9 Gedanken zu „Abt. „Früher war alles besser““

  1. Konkret kommt mir Lady Di’s Ende in den Sinn. So nach dem Motto: :“Oh, wie tragisch, er war doch so ein süsser Kerl, wie weisse Toblerone, aber leider endete sein Leben frühzeitig in einem Strassengraben.“ Also das wünschte ich niemandem auf dieser Welt nochmals, auch wenn er, sie kein Prinz, keine Prinzessin ist!

    LG aus der Schweiz! Seeland!

    P.S.: Und McCain und Obama wollen zusammen was tun. Nach der Wahl ist jetzt dort nicht mehr vor der Wahl (wie bei Blochers…). Das sind wahre Politgrössen!

  2. Ronnie, Samuel Schmid musste ja weinen, hast du das mit dem Hund gesehen und gehört? Zeige mir mal ein anderes Land, wo der Militärminister so eine weiche, verletzliche Seite in der Öffentlichkeit zeigt! Also ich kann nicht so viel anfangen mit der Armee, aber wenn es weltweit mehr solche Militärminister oder -ministerinnen gäbe, dann bestünde Hoffnung auf die Abschaffung aller Armeen, diese Vision könnte dann mal mehr sein als nur eine realitätsferne Vision.

  3. @Artio: Gefühlsausbrüche sind menschlich und passieren, aber von einem Militärminister erwarte ich anderes. Schmid hat politische Verantwortung, Bundesrat ist kein Job, den man einfach so annimmt. Entweder man ist den Anforderungen gewachsen und wenn nicht, was man ja bald mal merkt, dann zieht man die Konsequenzen und tritt zurück. Das alles hat Schmid nicht gemacht. Stattdessen hat er die Probleme zu vertuschen versucht und unter wachsender Kritik Ausflüchte gesucht. Die Kommunikationspolitik nach dem Fall Nef wäre für jeden Politiker peinlich, aber für einen Bundesrat?

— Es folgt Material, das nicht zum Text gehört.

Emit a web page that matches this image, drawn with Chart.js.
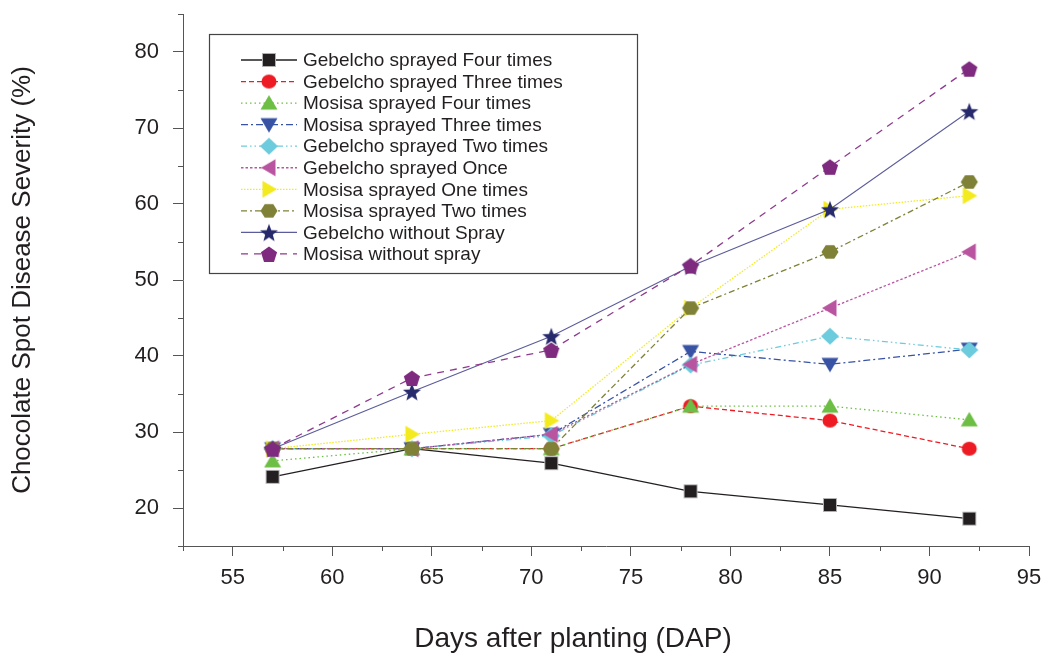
<!DOCTYPE html>
<html>
<head>
<meta charset="utf-8">
<script src="https://cdn.jsdelivr.net/npm/chart.js@4.4.0/dist/chart.umd.min.js"></script>
<style>
html, body { margin: 0; padding: 0; background: #fff; }
</style>
</head>
<body>
<canvas id="myChart" width="1043" height="655"></canvas>
<script>
// days after planting
var days = [57, 64, 71, 78, 85, 92];

var seriesNames = [
    "Gebelcho sprayed Four times",
    "Gebelcho sprayed Three times",
    "Mosisa sprayed Four times",
    "Mosisa sprayed Three times",
    "Gebelcho sprayed Two times",
    "Gebelcho sprayed Once",
    "Mosisa sprayed One times",
    "Mosisa sprayed Two times",
    "Gebelcho without Spray",
    "Mosisa without spray"
];

var gebelchoFour  = [24.1, 27.8, 25.9, 22.2, 20.4, 18.6];
var gebelchoThree = [27.8, 27.8, 27.8, 33.4, 31.5, 27.8];
var mosisaFour    = [26.2, 27.8, 27.8, 33.4, 33.4, 31.6];
var mosisaThree   = [27.8, 27.8, 29.7, 40.6, 38.9, 40.9];
var gebelchoTwo   = [27.8, 27.8, 29.5, 38.8, 42.6, 40.8];
var gebelchoOnce  = [27.8, 27.8, 29.7, 38.9, 46.3, 53.7];
var mosisaOne     = [27.8, 29.7, 31.5, 46.3, 59.3, 61.1];
var mosisaTwo     = [27.8, 27.8, 27.8, 46.3, 53.7, 62.9];
var gebelchoNone  = [27.8, 35.3, 42.6, 51.8, 59.3, 72.2];
var mosisaNone    = [27.8, 37.1, 40.8, 51.9, 64.9, 77.8];

var xTicks = [55, 60, 65, 70, 75, 80, 85, 90, 95];
var xMinorTicks = [52.5, 57.5, 62.5, 67.5, 72.5, 77.5, 82.5, 87.5, 92.5];
var yTicks = [20, 30, 40, 50, 60, 70, 80];
var yMinorTicks = [15, 25, 35, 45, 55, 65, 75, 85];

var xTitle = "Days after planting (DAP)";
var yTitle = "Chocolate Spot Disease Severity (%)";

var FONT = '"Liberation Sans", Arial, sans-serif';
var TEXT = '#231f20';

// marker images
function marker(kind, color) {
    var c = document.createElement('canvas');
    c.width = 22; c.height = 22;
    var g = c.getContext('2d');
    var m = 11;
    g.fillStyle = color;
    g.beginPath();
    if (kind == 'square') {
        g.rect(m - 6.5, m - 6.5, 13, 13);
    } else if (kind == 'circle') {
        g.ellipse(m, m, 7.5, 7, 0, 0, Math.PI * 2);
    } else if (kind == 'up') {
        g.moveTo(m, m - 8); g.lineTo(m + 8.5, m + 6.5); g.lineTo(m - 8.5, m + 6.5);
    } else if (kind == 'down') {
        g.moveTo(m, m + 8); g.lineTo(m + 8.5, m - 6.5); g.lineTo(m - 8.5, m - 6.5);
    } else if (kind == 'left') {
        g.moveTo(m - 8, m); g.lineTo(m + 6.5, m - 8.5); g.lineTo(m + 6.5, m + 8.5);
    } else if (kind == 'right') {
        g.moveTo(m + 8, m); g.lineTo(m - 6.5, m - 8.5); g.lineTo(m - 6.5, m + 8.5);
    } else if (kind == 'diamond') {
        g.moveTo(m, m - 8.5); g.lineTo(m + 9, m); g.lineTo(m, m + 8.5); g.lineTo(m - 9, m);
    } else if (kind == 'hexagon') {
        for (var i = 0; i < 6; i++) {
            var a = i * Math.PI / 3;
            g.lineTo(m + 8.5 * Math.cos(a), m + 7.8 * Math.sin(a));
        }
    } else if (kind == 'pentagon') {
        for (var i = 0; i < 5; i++) {
            var a = -Math.PI / 2 + i * 2 * Math.PI / 5;
            g.lineTo(m + 8.5 * Math.cos(a), m + 1 + 8.5 * Math.sin(a));
        }
    } else if (kind == 'star') {
        for (var i = 0; i < 10; i++) {
            var a = -Math.PI / 2 + i * Math.PI / 5;
            var r = i % 2 ? 4 : 9.5;
            g.lineTo(m + r * Math.cos(a), m + 1 + r * Math.sin(a));
        }
    }
    g.closePath();
    g.fill();
    if (kind == 'square') {
        g.strokeStyle = '#b0b0b0'; g.lineWidth = 1; g.stroke();
    }
    return c;
}

function pts(values) {
    return days.map(function(d, i) { return { x: d, y: values[i] }; });
}

var seriesValues = [gebelchoFour, gebelchoThree, mosisaFour, mosisaThree, gebelchoTwo,
    gebelchoOnce, mosisaOne, mosisaTwo, gebelchoNone, mosisaNone];
var lineColors = ['#231f20', '#ed1c24', '#6dbe45', '#3853a4', '#6ccbdc',
    '#b955a0', '#f3eb1f', '#7f8136', '#5b5c9c', '#8e3a8e'];
var markColors = ['#231f20', '#ed1c24', '#6dbe45', '#3853a4', '#6ccbdc',
    '#b955a0', '#f3eb1f', '#7f8136', '#26296b', '#7e2a7e'];
var markKinds = ['square', 'circle', 'up', 'down', 'diamond', 'left', 'right', 'hexagon', 'star', 'pentagon'];
var dashes = [[], [5, 3], [1.5, 3], [7, 3, 2, 3], [6, 3, 1.5, 3, 1.5, 3],
    [2.5, 2], [1.5, 1.5], [6, 3, 2, 3], [], [7, 6]];

var datasets = seriesNames.map(function(name, i) {
    return {
        label: name,
        data: pts(seriesValues[i]),
        borderColor: lineColors[i],
        backgroundColor: markColors[i],
        borderWidth: i == 8 ? 1.1 : 1.3,
        borderDash: dashes[i],
        pointStyle: marker(markKinds[i], markColors[i]),
        pointRadius: 7,
        order: -i,
        tension: 0,
        fill: false
    };
});

// minor ticks, x title, legend box
var extras = {
    id: 'extras',
    afterDraw: function(chart) {
        var ctx = chart.ctx, xs = chart.scales.x, ys = chart.scales.y, area = chart.chartArea;
        ctx.save();
        ctx.strokeStyle = '#555';
        ctx.lineWidth = 1;
        ctx.beginPath();
        xMinorTicks.forEach(function(v) {
            var px = Math.round(xs.getPixelForValue(v)) + 0.5;
            ctx.moveTo(px, area.bottom);
            ctx.lineTo(px, area.bottom + 5);
        });
        yMinorTicks.forEach(function(v) {
            var py = Math.round(ys.getPixelForValue(v)) + 0.5;
            ctx.moveTo(area.left - 5, py);
            ctx.lineTo(area.left, py);
        });
        ctx.stroke();

        ctx.fillStyle = TEXT;
        ctx.font = '28px ' + FONT;
        ctx.textAlign = 'center';
        ctx.textBaseline = 'middle';
        ctx.fillText(xTitle, 573, 639);

        // legend
        ctx.strokeStyle = '#444';
        ctx.lineWidth = 1.2;
        ctx.strokeRect(209.5, 34.5, 428, 239);
        ctx.font = '19px ' + FONT;
        ctx.textAlign = 'left';
        chart.data.datasets.forEach(function(ds, i) {
            var y = 60 + i * 21.55;
            ctx.strokeStyle = ds.borderColor;
            ctx.lineWidth = ds.borderWidth;
            ctx.setLineDash(ds.borderDash);
            ctx.beginPath();
            ctx.moveTo(241, y);
            ctx.lineTo(297, y);
            ctx.stroke();
            ctx.setLineDash([]);
            var im = ds.pointStyle;
            ctx.drawImage(im, 269 - im.width / 2, y - im.height / 2);
            ctx.fillStyle = TEXT;
            ctx.fillText(ds.label, 303, y + 1);
        });
        ctx.restore();
    }
};

var ctx = document.getElementById('myChart').getContext('2d');
var chart = new Chart(ctx, {
    type: 'line',
    data: { datasets: datasets },
    plugins: [extras],
    options: {
        responsive: false,
        animation: false,
        layout: { padding: { top: 14, right: 14, left: 0, bottom: 0 } },
        plugins: {
            legend: { display: false },
            tooltip: { enabled: false }
        },
        scales: {
            x: {
                type: 'linear',
                min: 52.5,
                max: 95,
                afterBuildTicks: function(s) { s.ticks = xTicks.map(function(v) { return { value: v }; }); },
                afterFit: function(s) { s.height = 109; s.paddingLeft = 0; s.paddingRight = 0; },
                grid: { drawOnChartArea: false, drawTicks: true, tickLength: 10, color: '#555' },
                border: { display: true, color: '#555', width: 1 },
                ticks: { font: { family: FONT, size: 22 }, color: TEXT, padding: 9, maxRotation: 0, autoSkip: false }
            },
            y: {
                min: 15,
                max: 85,
                afterBuildTicks: function(s) { s.ticks = yTicks.map(function(v) { return { value: v }; }); },
                afterFit: function(s) { s.width = 183; s.paddingTop = 0; s.paddingBottom = 0; },
                grid: { drawOnChartArea: false, drawTicks: true, tickLength: 10, color: '#555' },
                border: { display: true, color: '#555', width: 1 },
                ticks: { font: { family: FONT, size: 22 }, color: TEXT, padding: 14, autoSkip: false },
                title: {
                    display: true,
                    text: yTitle,
                    font: { family: FONT, size: 26 },
                    color: TEXT,
                    padding: { top: 7, bottom: 0 }
                }
            }
        }
    }
});
</script>
</body>
</html>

  4. Ich sehe das etwas anders. Er hat ja zugegeben, dass ihm Fehler unterlaufen sind, er hat die Sache Nef und Stalking unterschätzt. Aber was da z.T. an medialem Lärm und Krach durch TV und Zeitungen abging, das war wirklich phasenweise nur noch blöde. Manche Leute haben sich regelrecht an der Story festgebissen, auch SF1, war schrecklich, dann schaute ich den Müll gar nicht mehr. Für mich bleibt viel mehr in Erinnerung, wie Sämi Schmid einst auf dem Rütli den Neonazis die Stirn zu bieten versuchte. Zwar war ich nicht selbst dort, aber ich las es. Ich wäre als Bundesrätin ganz anders gegenüber gewissen Medien, mitunter würde ich einfach rufen: „Macht, dass ihr von der Matte wegkommt, sonst rufe ich meine Wachhunde! Oder lernt zuerst selbst mit einer spitzen Feder zu schreiben, ihr Anfänger, ihr Hobbyfotografen und -filmer dazu!“ Ich meine, wenn der Blick das Blut auf dem Hemd von Samuel Schmid soooooooooooo wahnsinnig relevant fand, dass er es abdrucken musste, da muss man sich ja fragen, warum so peinliche Stümper auch nur einen Franken verdienen für ihr Geschmiere.

  5. Mhhh, früher war alles besser und die Schweizer harmoniebedürftig?

    Blocher & Co. benehmen sich seit 20 Jahren wie Saugoofen und wenn ich von den Zeiten James Schwarzenbach höre…nein. Früher war weder alles besser noch zahmer.